To evaluate the performance of the custom n-dimensional convolution against PyTorch's native convolution functions, execute the benchmark.conv submodule:

cd torch_nd_conv
python -m benchmarks.conv

This will output the execution times and performance ratios for both 2D and 3D convolution operations.

Ensure that all modules are functioning correctly by running the test suites using pytest:

cd torch_nd_conv
pytest .

The repository is organized aiming for functional separation. Below is an overview of the primary directories and their respective contents:

torch_nd_conv/
│
├── benchmarks/
│   ├── conv.py
│   └── __init__.py
│
├── src/
│   ├── conv.py
│   ├── fold.py
│   ├── internal_types.py
│   ├── utils.py
│   └── __init__.py
│
├── tests/
│   ├── pytest.ini
│   ├── test_conv.py
│   ├── test_fold.py
│   ├── test_unfold.py
│   └── __init__.py
│
├── __init__.py
├── .gitignore
├── pytest.ini
├── requirements.txt
└── README.md

This directory contains benchmarking scripts that compare the performance of the custom n-dimensional convolution functions against PyTorch's native convolution operations in the dimensions where PyTorch provides built-in support.

• conv.py: Contains benchmarks that evaluate the performance of the n-dimensional convolution (Conv) against PyTorch's 2D (conv2d) and 3D (conv3d) convolution functions.

The core implementations of the convolution operations and their auxiliary classes reside in this directory.
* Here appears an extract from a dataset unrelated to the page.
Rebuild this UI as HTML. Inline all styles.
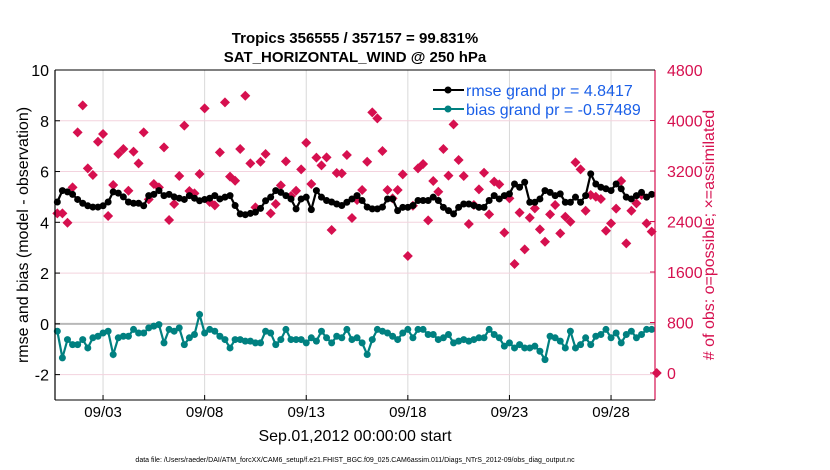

• conv.py: Defines the Conv module, implementing the n-dimensional convolution operation as a subclass of torch.nn.Module.
• fold.py: Contains the definitions for the n-dimensional Fold and Unfold classes, which are essential for preparing and reconstructing data for convolution operations in arbitrary dimensions.
• internal_types.py: Includes custom type definitions that enhance readability and maintainability through improved type hinting.
• utils.py: Provides utility functions used for validating hyperparameters and inputs for the Fold, Unfold, and Conv classes.
• __init__.py: Initializes the src package, facilitating easy imports of the modules within.

This directory houses test suites that ensure the correctness and reliability of the implemented modules using pytest.

• test_conv.py: Contains tests verifying the functionality and performance of the Conv module.
• test_fold.py: Includes tests for the Fold class, ensuring accurate data folding operations.
• test_unfold.py: Comprises tests for the Unfold class, validating the unfolding process.
• __init__.py: Initializes the tests package, enabling straightforward test discovery and execution.